Aim of the exercise: Could you give the data below again, exactly and completely?

Material provided:
• • •
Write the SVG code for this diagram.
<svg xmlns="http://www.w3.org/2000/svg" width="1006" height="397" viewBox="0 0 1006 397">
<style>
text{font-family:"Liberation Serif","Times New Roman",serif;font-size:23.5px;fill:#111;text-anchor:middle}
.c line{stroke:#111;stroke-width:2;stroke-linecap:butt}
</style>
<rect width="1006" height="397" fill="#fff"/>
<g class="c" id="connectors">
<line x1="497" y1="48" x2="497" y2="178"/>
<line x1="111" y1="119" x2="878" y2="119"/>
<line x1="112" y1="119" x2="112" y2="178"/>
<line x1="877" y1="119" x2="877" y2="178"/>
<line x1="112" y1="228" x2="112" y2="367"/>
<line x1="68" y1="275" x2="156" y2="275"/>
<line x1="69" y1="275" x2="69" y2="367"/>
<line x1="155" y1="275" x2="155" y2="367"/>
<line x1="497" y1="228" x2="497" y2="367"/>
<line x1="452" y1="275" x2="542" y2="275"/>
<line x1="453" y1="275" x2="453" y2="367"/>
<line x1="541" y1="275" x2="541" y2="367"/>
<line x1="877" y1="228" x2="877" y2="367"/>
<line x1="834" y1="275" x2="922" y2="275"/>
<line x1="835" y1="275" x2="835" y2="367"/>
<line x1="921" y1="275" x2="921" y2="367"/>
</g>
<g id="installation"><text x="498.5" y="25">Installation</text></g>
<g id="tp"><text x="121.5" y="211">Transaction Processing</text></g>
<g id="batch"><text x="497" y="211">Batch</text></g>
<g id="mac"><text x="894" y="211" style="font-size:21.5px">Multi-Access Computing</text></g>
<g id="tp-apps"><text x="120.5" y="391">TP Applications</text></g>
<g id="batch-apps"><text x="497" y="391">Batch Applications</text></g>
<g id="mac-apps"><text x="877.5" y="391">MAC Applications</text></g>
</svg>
• • •
Final result:
Write the SVG code for this diagram.
<svg xmlns="http://www.w3.org/2000/svg" width="1006" height="397" viewBox="0 0 1006 397">
<style>
text{font-family:"Liberation Serif","Times New Roman",serif;font-size:23.5px;fill:#111;text-anchor:middle}
.c line{stroke:#111;stroke-width:2;stroke-linecap:butt}
</style>
<rect width="1006" height="397" fill="#fff"/>
<g class="c" id="connectors">
<line x1="497" y1="48" x2="497" y2="178"/>
<line x1="111" y1="119" x2="878" y2="119"/>
<line x1="112" y1="119" x2="112" y2="178"/>
<line x1="877" y1="119" x2="877" y2="178"/>
<line x1="112" y1="228" x2="112" y2="367"/>
<line x1="68" y1="275" x2="156" y2="275"/>
<line x1="69" y1="275" x2="69" y2="367"/>
<line x1="155" y1="275" x2="155" y2="367"/>
<line x1="497" y1="228" x2="497" y2="367"/>
<line x1="452" y1="275" x2="542" y2="275"/>
<line x1="453" y1="275" x2="453" y2="367"/>
<line x1="541" y1="275" x2="541" y2="367"/>
<line x1="877" y1="228" x2="877" y2="367"/>
<line x1="834" y1="275" x2="922" y2="275"/>
<line x1="835" y1="275" x2="835" y2="367"/>
<line x1="921" y1="275" x2="921" y2="367"/>
</g>
<g id="installation"><text x="498.5" y="25">Installation</text></g>
<g id="tp"><text x="121.5" y="211">Transaction Processing</text></g>
<g id="batch"><text x="497" y="211">Batch</text></g>
<g id="mac"><text x="894" y="211" style="font-size:21.5px">Multi-Access Computing</text></g>
<g id="tp-apps"><text x="120.5" y="391">TP Applications</text></g>
<g id="batch-apps"><text x="497" y="391">Batch Applications</text></g>
<g id="mac-apps"><text x="877.5" y="391">MAC Applications</text></g>
</svg>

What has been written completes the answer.